Monday, May 13, 2024
67.0°F

Move ahead with property-tax relief

| March 31, 2017 4:00 AM

The Inter Lake has long been sensitive to the plight of many longtime residents of the Flathead who have found themselves taxed out of their family homes because of rising land prices in our popular locale.

This problem has been especially marked for lakefront properties, but not exclusively so, and it also has fallen heavily on our elderly who live on fixed incomes and have not been able to keep up with their property tax burdens as their modest homes have been surrounded by mansions.

Legislators have taken various stabs at assisting folks in this untenable position from time to time over the years, but it’s usually been turned back by budget hawks who don’t want to give up the revenue. Either that or it’s just not been enough to make a difference.

This year, Sen. Keith Regier, R-Kalispell, has been leading the charge. His Senate Bill 94 made it through the Senate last week and is now awaiting action in the House.

As originally structured, the bill would have assisted 20,000 taxpayers, including an estimated 3,000 in Flathead County and 1,600 in Lake County.
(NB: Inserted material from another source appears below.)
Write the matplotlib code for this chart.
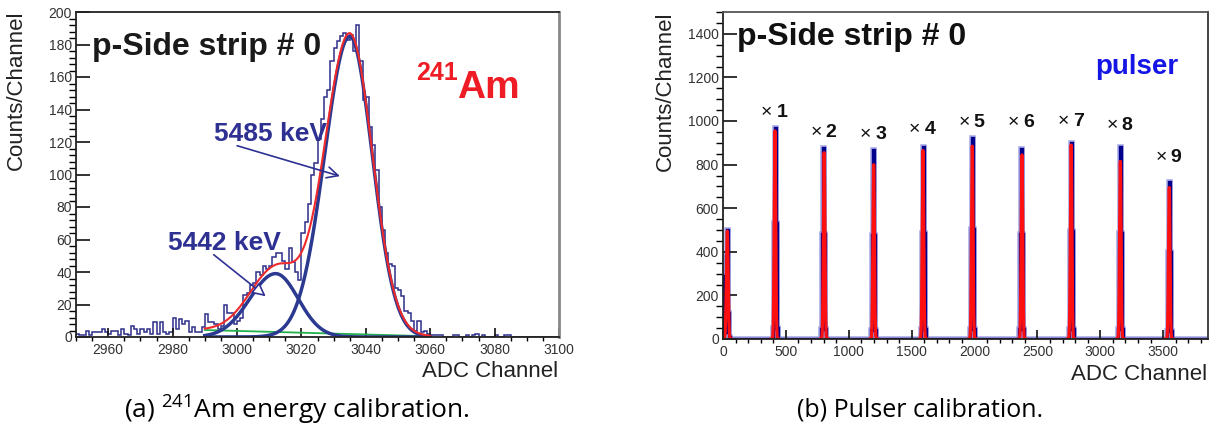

Under that version, the bill would have capped the taxable land value of a property at 75 percent of the values of the improvements (i.e., the home and related structures). In other words, if you lived in a house valued at $200,000, you could only be taxed on the value of your land at a maximum of $150,000. Of course, if you happened to have inherited a home on Flathead Lake, the land would actually be worth considerably more than that, but that doesn’t mean a person living within moderate means could afford the taxes.

Ultimately, the bill was amended to cap the taxable land value at 150 percent of the value of the improvements. That limited the assistance to fewer than 6,000 homeowners in the state, but they are the ones most in need of relief, so it’s a fair compromise.

Let’s hope the House does its part to OK this program, and that the governor is on board, too. For the most part, this will help middle-income and low-income Montanans, and that’s a noble goal.